● **Exercise goal**: Skipping all pictures, set down the lines of the listing from the first through the one with "import * as echarts from 'echarts';".
******************************
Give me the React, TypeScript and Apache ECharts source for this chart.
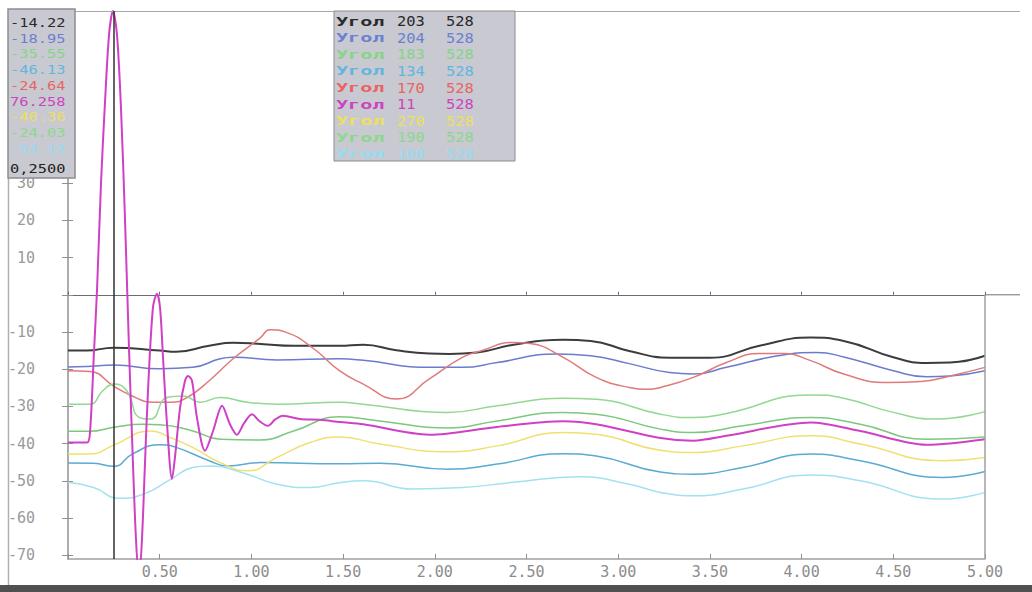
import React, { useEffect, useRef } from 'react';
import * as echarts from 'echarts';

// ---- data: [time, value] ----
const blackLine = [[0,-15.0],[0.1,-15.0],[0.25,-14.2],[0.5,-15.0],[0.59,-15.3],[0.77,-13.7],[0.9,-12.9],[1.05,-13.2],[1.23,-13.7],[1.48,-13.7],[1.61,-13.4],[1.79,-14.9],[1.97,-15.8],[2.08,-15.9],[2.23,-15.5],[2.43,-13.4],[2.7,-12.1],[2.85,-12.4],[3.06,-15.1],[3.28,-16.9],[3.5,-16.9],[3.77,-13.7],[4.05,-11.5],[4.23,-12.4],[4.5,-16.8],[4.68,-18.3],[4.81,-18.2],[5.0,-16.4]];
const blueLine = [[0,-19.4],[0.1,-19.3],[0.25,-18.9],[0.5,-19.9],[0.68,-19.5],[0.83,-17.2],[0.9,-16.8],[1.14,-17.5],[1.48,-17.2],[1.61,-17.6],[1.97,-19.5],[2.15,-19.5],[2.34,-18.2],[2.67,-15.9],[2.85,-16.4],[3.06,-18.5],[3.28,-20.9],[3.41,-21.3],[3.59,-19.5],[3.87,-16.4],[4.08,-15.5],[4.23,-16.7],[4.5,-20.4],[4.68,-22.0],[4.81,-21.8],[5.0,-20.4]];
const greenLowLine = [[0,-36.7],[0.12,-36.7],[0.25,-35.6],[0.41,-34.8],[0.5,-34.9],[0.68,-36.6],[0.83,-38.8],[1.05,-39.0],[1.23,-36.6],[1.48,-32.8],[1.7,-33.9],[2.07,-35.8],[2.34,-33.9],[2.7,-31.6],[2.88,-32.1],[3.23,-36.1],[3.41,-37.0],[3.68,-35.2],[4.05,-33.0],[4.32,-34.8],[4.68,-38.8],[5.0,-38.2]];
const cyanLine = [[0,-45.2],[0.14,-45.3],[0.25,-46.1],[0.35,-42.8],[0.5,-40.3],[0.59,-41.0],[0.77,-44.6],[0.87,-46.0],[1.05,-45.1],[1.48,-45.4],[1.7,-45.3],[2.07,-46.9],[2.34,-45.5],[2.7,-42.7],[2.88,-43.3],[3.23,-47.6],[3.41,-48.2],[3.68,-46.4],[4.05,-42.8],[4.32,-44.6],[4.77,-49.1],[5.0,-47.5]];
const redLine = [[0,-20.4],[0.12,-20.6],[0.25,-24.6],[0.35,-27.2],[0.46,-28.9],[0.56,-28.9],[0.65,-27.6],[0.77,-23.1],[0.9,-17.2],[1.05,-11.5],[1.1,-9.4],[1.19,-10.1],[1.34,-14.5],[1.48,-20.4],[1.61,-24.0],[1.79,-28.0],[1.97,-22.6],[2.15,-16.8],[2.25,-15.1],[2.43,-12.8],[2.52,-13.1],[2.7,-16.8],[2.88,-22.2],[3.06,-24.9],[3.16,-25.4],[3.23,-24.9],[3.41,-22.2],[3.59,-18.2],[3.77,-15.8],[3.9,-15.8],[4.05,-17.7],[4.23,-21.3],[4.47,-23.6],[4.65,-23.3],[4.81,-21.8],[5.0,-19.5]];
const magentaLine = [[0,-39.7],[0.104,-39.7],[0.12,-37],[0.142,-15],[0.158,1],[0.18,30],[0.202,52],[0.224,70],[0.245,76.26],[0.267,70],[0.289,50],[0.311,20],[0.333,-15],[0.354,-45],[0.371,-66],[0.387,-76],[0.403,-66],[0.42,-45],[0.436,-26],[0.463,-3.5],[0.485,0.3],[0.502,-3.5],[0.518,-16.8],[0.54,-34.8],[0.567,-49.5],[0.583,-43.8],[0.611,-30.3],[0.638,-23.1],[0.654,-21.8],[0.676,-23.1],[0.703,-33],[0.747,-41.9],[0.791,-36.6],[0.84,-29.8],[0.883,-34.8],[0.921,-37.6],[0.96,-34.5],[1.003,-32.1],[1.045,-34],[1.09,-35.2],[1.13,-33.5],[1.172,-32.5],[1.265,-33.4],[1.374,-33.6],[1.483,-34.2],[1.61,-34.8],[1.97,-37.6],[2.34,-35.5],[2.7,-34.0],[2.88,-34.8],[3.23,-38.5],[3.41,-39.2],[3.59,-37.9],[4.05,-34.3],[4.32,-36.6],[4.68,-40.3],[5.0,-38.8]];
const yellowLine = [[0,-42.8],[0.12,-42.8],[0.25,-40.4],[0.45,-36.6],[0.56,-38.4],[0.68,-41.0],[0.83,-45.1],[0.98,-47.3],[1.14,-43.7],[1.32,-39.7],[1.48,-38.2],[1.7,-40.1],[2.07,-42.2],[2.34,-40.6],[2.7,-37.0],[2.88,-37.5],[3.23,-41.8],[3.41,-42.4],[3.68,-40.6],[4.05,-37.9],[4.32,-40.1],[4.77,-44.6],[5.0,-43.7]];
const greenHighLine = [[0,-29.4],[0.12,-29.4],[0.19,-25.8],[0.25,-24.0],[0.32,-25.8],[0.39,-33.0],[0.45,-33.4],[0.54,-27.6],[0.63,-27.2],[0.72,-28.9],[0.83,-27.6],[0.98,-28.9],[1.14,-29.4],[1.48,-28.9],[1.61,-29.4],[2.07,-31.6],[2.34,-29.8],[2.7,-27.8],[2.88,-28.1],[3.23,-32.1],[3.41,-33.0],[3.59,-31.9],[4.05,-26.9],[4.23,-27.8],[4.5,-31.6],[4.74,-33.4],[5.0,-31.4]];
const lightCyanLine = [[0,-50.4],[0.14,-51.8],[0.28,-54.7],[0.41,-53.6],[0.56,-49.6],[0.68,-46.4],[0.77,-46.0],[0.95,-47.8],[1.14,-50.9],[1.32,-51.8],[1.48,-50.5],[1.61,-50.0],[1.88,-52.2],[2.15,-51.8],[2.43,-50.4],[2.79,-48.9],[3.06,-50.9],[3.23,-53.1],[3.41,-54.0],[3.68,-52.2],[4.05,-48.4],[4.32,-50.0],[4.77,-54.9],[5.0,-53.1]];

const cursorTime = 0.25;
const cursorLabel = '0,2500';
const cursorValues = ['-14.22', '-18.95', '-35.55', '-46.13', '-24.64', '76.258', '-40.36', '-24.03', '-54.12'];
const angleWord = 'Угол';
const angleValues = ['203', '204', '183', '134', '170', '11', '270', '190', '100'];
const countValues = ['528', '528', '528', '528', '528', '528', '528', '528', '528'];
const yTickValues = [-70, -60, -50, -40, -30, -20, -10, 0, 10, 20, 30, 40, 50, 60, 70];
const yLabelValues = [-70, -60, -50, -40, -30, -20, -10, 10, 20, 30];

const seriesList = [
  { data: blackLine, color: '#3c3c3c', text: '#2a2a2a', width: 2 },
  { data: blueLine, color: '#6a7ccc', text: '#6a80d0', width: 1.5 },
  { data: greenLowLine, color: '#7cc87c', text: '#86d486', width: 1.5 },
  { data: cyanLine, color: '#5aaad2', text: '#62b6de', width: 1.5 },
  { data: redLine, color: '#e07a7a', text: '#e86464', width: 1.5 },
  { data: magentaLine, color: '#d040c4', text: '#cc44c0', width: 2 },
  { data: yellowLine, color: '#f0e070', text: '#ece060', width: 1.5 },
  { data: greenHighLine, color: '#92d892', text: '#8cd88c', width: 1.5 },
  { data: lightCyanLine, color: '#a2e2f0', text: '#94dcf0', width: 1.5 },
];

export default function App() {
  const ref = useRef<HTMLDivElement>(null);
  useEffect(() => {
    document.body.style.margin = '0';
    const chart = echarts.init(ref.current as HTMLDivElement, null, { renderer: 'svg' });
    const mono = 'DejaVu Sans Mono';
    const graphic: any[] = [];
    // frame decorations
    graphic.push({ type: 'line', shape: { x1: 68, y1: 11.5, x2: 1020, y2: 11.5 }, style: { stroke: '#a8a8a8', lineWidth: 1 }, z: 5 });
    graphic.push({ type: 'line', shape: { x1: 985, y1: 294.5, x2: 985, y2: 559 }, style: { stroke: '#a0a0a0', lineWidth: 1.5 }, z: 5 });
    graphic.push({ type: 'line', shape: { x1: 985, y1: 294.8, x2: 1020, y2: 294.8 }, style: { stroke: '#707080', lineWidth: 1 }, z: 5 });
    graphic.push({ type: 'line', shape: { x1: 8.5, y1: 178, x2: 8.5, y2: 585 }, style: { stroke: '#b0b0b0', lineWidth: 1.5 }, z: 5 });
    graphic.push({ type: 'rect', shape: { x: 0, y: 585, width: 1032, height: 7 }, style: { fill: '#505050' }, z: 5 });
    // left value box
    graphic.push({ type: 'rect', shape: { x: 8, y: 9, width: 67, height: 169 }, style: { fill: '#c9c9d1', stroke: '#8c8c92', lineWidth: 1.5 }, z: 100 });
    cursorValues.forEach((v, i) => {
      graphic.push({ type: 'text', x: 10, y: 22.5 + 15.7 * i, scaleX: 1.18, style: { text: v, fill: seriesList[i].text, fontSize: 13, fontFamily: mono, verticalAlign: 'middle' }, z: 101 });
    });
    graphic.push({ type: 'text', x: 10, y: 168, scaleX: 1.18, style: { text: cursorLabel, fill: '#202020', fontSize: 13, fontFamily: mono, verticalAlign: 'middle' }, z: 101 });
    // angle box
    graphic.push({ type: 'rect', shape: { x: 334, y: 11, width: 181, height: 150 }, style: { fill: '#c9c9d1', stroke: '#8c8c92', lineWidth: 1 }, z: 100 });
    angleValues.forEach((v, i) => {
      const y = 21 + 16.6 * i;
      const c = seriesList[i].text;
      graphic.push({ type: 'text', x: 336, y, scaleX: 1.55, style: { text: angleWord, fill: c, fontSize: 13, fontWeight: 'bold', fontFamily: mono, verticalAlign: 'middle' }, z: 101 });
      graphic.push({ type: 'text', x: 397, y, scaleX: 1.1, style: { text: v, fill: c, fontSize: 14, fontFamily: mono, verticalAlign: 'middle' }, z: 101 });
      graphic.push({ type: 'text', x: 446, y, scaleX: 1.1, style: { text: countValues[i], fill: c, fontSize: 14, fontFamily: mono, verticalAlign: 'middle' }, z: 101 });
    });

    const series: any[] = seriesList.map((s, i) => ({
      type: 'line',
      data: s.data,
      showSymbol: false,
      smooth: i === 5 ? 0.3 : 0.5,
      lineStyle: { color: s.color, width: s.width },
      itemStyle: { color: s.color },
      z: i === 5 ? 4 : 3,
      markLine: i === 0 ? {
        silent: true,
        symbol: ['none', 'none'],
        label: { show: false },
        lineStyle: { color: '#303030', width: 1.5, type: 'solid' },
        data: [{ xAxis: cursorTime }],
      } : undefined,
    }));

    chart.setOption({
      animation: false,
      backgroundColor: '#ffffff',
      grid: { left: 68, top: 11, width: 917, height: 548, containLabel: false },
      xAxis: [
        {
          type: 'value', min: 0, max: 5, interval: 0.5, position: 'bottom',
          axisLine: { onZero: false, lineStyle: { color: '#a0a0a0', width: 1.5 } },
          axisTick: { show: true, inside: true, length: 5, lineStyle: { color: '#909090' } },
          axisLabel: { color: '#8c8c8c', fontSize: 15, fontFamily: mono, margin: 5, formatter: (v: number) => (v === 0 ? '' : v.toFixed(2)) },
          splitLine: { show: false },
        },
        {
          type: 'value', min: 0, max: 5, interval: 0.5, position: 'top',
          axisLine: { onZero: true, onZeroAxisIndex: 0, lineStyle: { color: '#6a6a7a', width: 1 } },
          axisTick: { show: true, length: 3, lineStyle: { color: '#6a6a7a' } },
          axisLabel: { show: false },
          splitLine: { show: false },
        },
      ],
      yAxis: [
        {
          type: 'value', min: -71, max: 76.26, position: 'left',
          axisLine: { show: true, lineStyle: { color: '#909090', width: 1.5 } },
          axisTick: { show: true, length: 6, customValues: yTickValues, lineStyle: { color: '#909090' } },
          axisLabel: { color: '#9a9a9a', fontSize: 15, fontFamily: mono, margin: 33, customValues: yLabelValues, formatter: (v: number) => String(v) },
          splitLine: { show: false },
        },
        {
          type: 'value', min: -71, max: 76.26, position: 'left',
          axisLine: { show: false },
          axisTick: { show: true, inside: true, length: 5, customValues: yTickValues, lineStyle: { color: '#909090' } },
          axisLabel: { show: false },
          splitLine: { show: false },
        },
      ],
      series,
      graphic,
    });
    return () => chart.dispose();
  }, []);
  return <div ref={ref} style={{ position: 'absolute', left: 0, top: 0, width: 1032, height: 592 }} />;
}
******************************
● **Answer in full**:
Give me the React, TypeScript and Apache ECharts source for this chart.
import React, { useEffect, useRef } from 'react';
import * as echarts from 'echarts';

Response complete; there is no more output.